A textile firm that completed a $9 million expansion of its long-running Summerville plant last year has sold the 43-acre property after abruptly shutting down and moving the business overseas.
Thrace Linq, which makes engineered fabrics for the automotive, construction and floor covering industries, cited a bright future in South Carolina when it completed its new production line off U.S. Highway 78 in 2019.
On Tuesday, the company signed over the deed to its property, its production line and equipment to a Boston-based real estate group after moving its former Lowcountry operations to Scotland.
An affiliate of GFI Investors purchased the 563,154-square-foot building on 43 acres at 2550 W. 5th St. for $14.5 million, according to Dorchester County property records.
The group plans to renovate the site with a new roof, parking lot, paint and rehabilitation of the adjacent Norfolk Southern rail site. GFI will rebrand the property as Eastport Industrial Complex.
A spokesperson for GFI could not be reached for further comment Tuesday.
The sale marks an abrupt departure for Thrace Linq, which has a small staff winding down operations at the site.
Its plant was opened in 1972 by Exxon Chemical Co., which sold it in the 1992 to an investment group that renamed it Linq Industrial Fabrics.
For years, the company ranked among Dorchester County's largest employers, with as many as 600 workers.
Last year, Thrace Linq finished an expansion that was aimed at meeting what the company called a growing demand for petroleum-based "nonwoven" fabrics in North America.
"This new production line is one of a series of planned investments for our growing company here in South Carolina," George Bramis, chairman of Thrace Linq said at the time.
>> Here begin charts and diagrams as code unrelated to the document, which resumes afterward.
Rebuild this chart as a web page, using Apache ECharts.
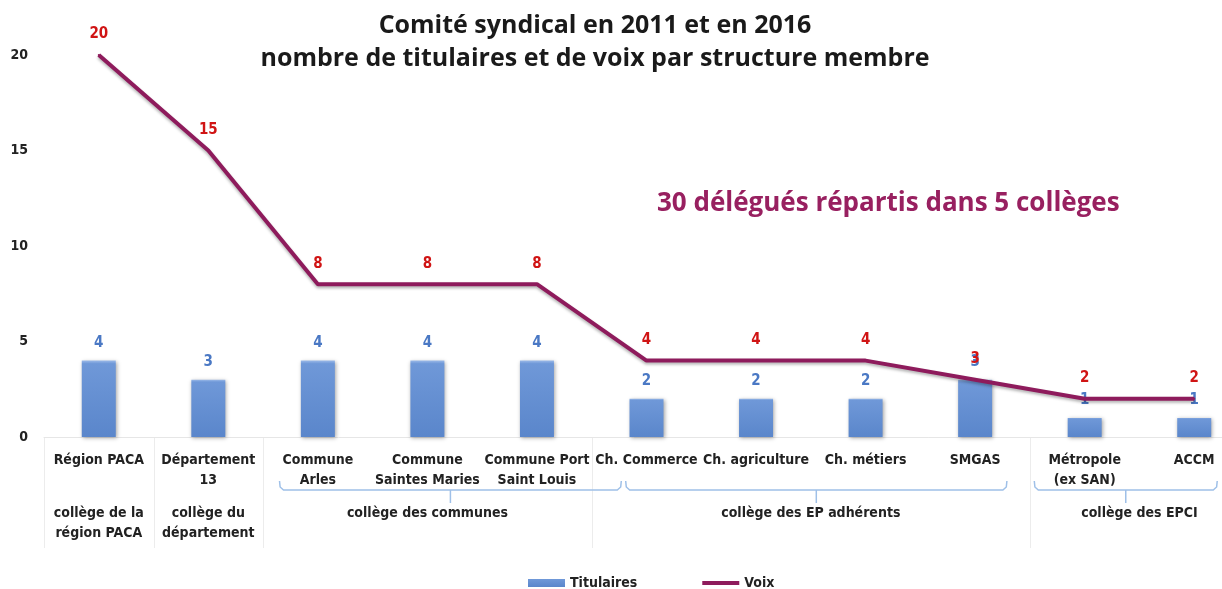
<!DOCTYPE html>
<html lang="fr">
<head>
    <meta charset="UTF-8">
    <title>Comité syndical</title>
    <style>
        html, body { margin: 0; padding: 0; background: #fff; }
        #box { width: 1222px; height: 589px; }
    </style>
    <script src="https://cdn.jsdelivr.net/npm/echarts@6/dist/echarts.min.js"></script>
</head>
<body>
    <div id="box"></div>
    <script>
        // données
        const categories = ['Région PACA', 'Département\n13', 'Commune\nArles', 'Commune\nSaintes Maries',
            'Commune Port\nSaint Louis', 'Ch. Commerce', 'Ch. agriculture', 'Ch. métiers', 'SMGAS',
            'Métropole\n(ex SAN)', 'ACCM'];
        const titulaires = [4, 3, 4, 4, 4, 2, 2, 2, 3, 1, 1];
        const voix = [20, 15, 8, 8, 8, 4, 4, 4, 3, 2, 2];
        const collegeNames = ['collège de la\nrégion PACA', 'collège du\ndépartement', 'collège des communes',
            'collège des EP adhérents', 'collège des EPCI'];
        const collegeFirst = [0, 1, 2, 5, 9];
        const collegeLast = [0, 1, 4, 8, 10];

        const labelFont = "'Liberation Sans Narrow', 'DejaVu Sans Condensed', sans-serif";
        const box = document.querySelector('#box');
        const myChart = echarts.init(box);

        const option = {
            animation: false,
            title: {
                text: 'Comité syndical en 2011 et en 2016\nnombre de titulaires et de voix par structure membre',
                left: 590,
                textAlign: 'center',
                top: 4,
                textStyle: {
                    fontFamily: 'Open Sans',
                    fontWeight: 'bold',
                    fontSize: 25,
                    lineHeight: 33,
                    color: '#1a1a1a'
                }
            },
            legend: {
                left: 523,
                top: 571,
                itemWidth: 37,
                itemHeight: 8,
                itemGap: 65,
                textStyle: { fontFamily: labelFont, fontWeight: 'bold', fontSize: 14, color: '#222' },
                data: [
                    { name: 'Titulaires', icon: 'rect' },
                    { name: 'Voix', icon: 'path://M0,0H37V4H0Z' }
                ]
            },
            grid: { left: 44, top: 55, width: 1205, height: 382, outerBoundsMode: 'none' },
            xAxis: {
                type: 'category',
                data: categories,
                axisLine: { lineStyle: { color: '#e6e6e6' } },
                axisTick: { show: false },
                axisLabel: {
                    interval: 0,
                    margin: 13,
                    fontFamily: labelFont,
                    fontWeight: 'bold',
                    fontSize: 14,
                    lineHeight: 20,
                    color: '#222'
                }
            },
            yAxis: {
                type: 'value',
                min: 0,
                max: 20,
                interval: 5,
                splitLine: { show: false },
                axisLine: { show: false },
                axisLabel: { margin: 16, fontFamily: labelFont, fontWeight: 'bold', fontSize: 14, color: '#222' }
            },
            series: [{
                name: 'Titulaires',
                type: 'bar',
                data: titulaires,
                barWidth: 34,
                itemStyle: {
                    color: new echarts.graphic.LinearGradient(0, 0, 0, 1, [
                        { offset: 0, color: '#9ab9e8' },
                        { offset: 0.04, color: '#6f98d8' },
                        { offset: 1, color: '#5a86cb' }
                    ]),
                    shadowColor: 'rgba(0,0,0,0.35)',
                    shadowBlur: 4,
                    shadowOffsetX: 1,
                    shadowOffsetY: 1
                },
                label: {
                    show: true,
                    position: 'top',
                    distance: 10,
                    fontFamily: labelFont,
                    fontWeight: 'bold',
                    fontSize: 15,
                    color: '#4a78c4'
                }
            }, {
                name: 'Voix',
                type: 'line',
                data: voix,
                symbol: 'circle',
                symbolSize: 2,
                itemStyle: { color: '#8e1b5c' },
                lineStyle: {
                    color: '#8e1b5c',
                    width: 4,
                    shadowColor: 'rgba(0,0,0,0.3)',
                    shadowBlur: 3,
                    shadowOffsetY: 2
                },
                label: {
                    show: true,
                    position: 'top',
                    distance: 12,
                    fontFamily: labelFont,
                    fontWeight: 'bold',
                    fontSize: 15,
                    color: '#d01414'
                },
                z: 3
            }]
        };

        myChart.setOption(option);

        // cadres, accolades et noms des collèges
        const px = i => myChart.convertToPixel({ xAxisIndex: 0 }, i);
        const step = px(1) - px(0);
        const braceExt = { 2: [-0.35, 0.77], 3: [-0.19, 0.29], 4: [-0.46, 0.21] };
        const braceColor = '#9fc0e8';
        const graphics = [];

        // séparateurs verticaux
        [0, 1, 2, 5, 9].forEach(i => {
            const x = Math.round(px(i) - step / 2) + 0.5;
            graphics.push({
                type: 'line', silent: true,
                shape: { x1: x, y1: 437, x2: x, y2: 548 },
                style: { stroke: '#ececec', lineWidth: 1 }
            });
        });

        collegeNames.forEach((name, g) => {
            const cx = (px(collegeFirst[g]) + px(collegeLast[g])) / 2;
            graphics.push({
                type: 'text', silent: true,
                x: cx, y: 503,
                style: {
                    text: name,
                    align: 'center',
                    verticalAlign: 'top',
                    font: 'bold 14px ' + labelFont,
                    lineHeight: 20,
                    fill: '#222'
                }
            });
            const ext = braceExt[g];
            if (ext) {
                const x0 = px(collegeFirst[g]) + ext[0] * step;
                const x1 = px(collegeLast[g]) + ext[1] * step;
                const xm = (x0 + x1) / 2;
                graphics.push({
                    type: 'polyline', silent: true,
                    shape: { points: [[x0, 481], [x0 + 0.6, 487], [x0 + 4, 490], [x1 - 4, 490], [x1 - 0.6, 487], [x1, 481]] },
                    style: { stroke: braceColor, lineWidth: 1.5, fill: null }
                });
                graphics.push({
                    type: 'line', silent: true,
                    shape: { x1: xm, y1: 490, x2: xm, y2: 503 },
                    style: { stroke: braceColor, lineWidth: 1.5 }
                });
            }
        });

        graphics.push({
            type: 'text', silent: true,
            x: 657, y: 204,
            style: {
                text: '30 délégués répartis dans 5 collèges',
                verticalAlign: 'middle',
                font: 'bold 26px "Open Sans"',
                fill: '#982060'
            }
        });

        myChart.setOption({ graphic: graphics });
    </script>
</body>
</html>
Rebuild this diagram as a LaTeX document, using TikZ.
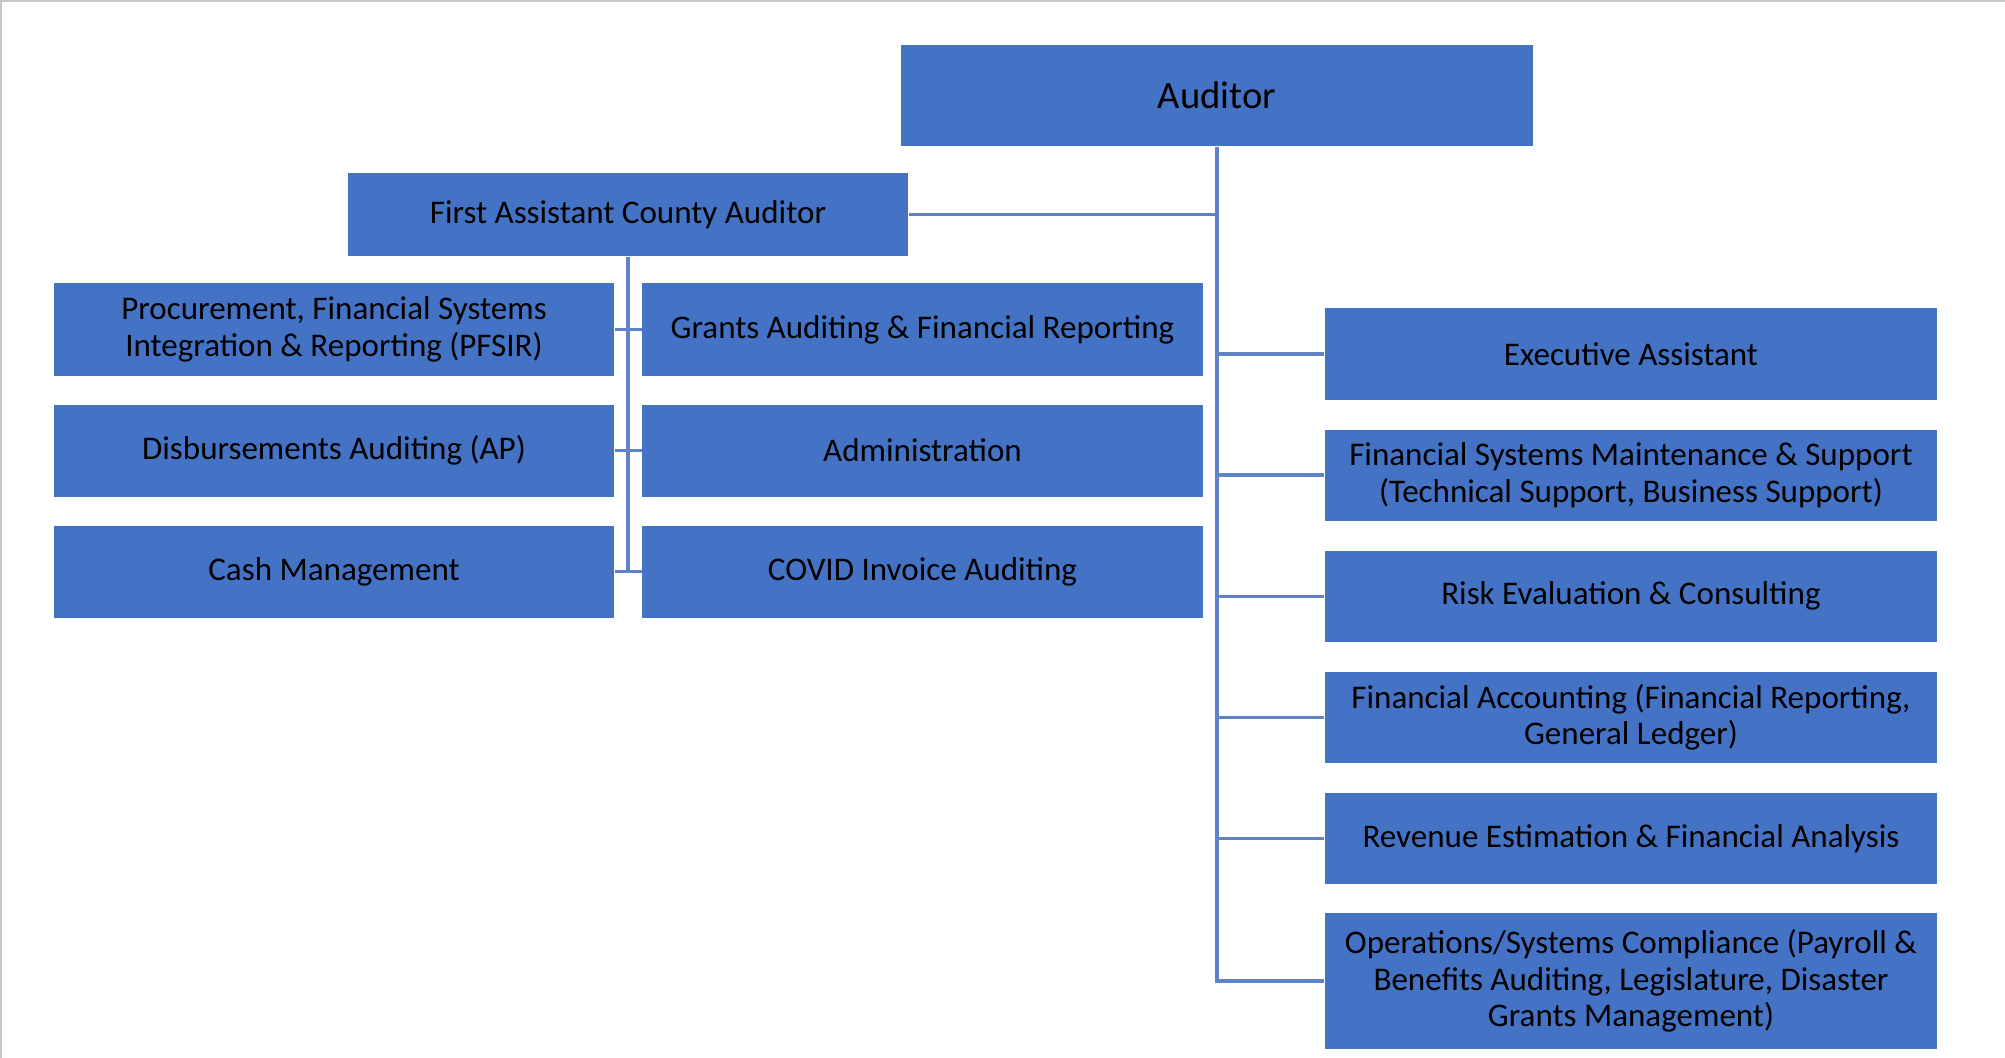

Later in 2019, Thrace Linq's parent company in Greece determined that equipment and operations would move to Scotland to become part of the parent company's Don and Low subsidiary.
Athens-based Thrace Group cited slowing demand for its products in the United States as one of the reasons for the move.
The building adds to GFI's Charleston-area portfolio, which includes industrial properties at 4500 Goer Drive and 7240 Crosspark Drive, both in North Charleston.
It's also part of a growing trend of investors renovating older manufacturing sites for tenants who balk at the cost of new construction.
"Speculative construction has slowed down since the coronavirus," said Hagood Morrison Jr., vice president of Charleston-based Bridge Commercial, which brokered the sale. About 200,000 square feet of industrial space is currently under way in a market that typically absorbs 1.5 million to 2 million square feet a year.
"This creates more opportunity to lease a repositioned, older and less-expensive building," he said.
That was the case for GFI's property on Goer Drive, which the investment group bought for $8.5 million 2016. The property had been vacant for several years before GFI refurbished it and leased it to Mid-States Packaging, which bundles plastic pellets used in thousands of household goods for export at the Port of Charleston.
Morrison said the Thrace Linq site will be marketed to manufacturers and distributors and will likely include several tenants. He said the Charleston area continues to draw interest from industrial clients but a lot of financing for new construction has dried up due to the coronavirus.
"Demand has remained strong with the impacts of near-shoring and supply chain consolidation, and those users are seeing fewer available options on the horizon," Morrison said. "That bodes well for manufacturing plant repositioning, such as Eastport Industrial Complex."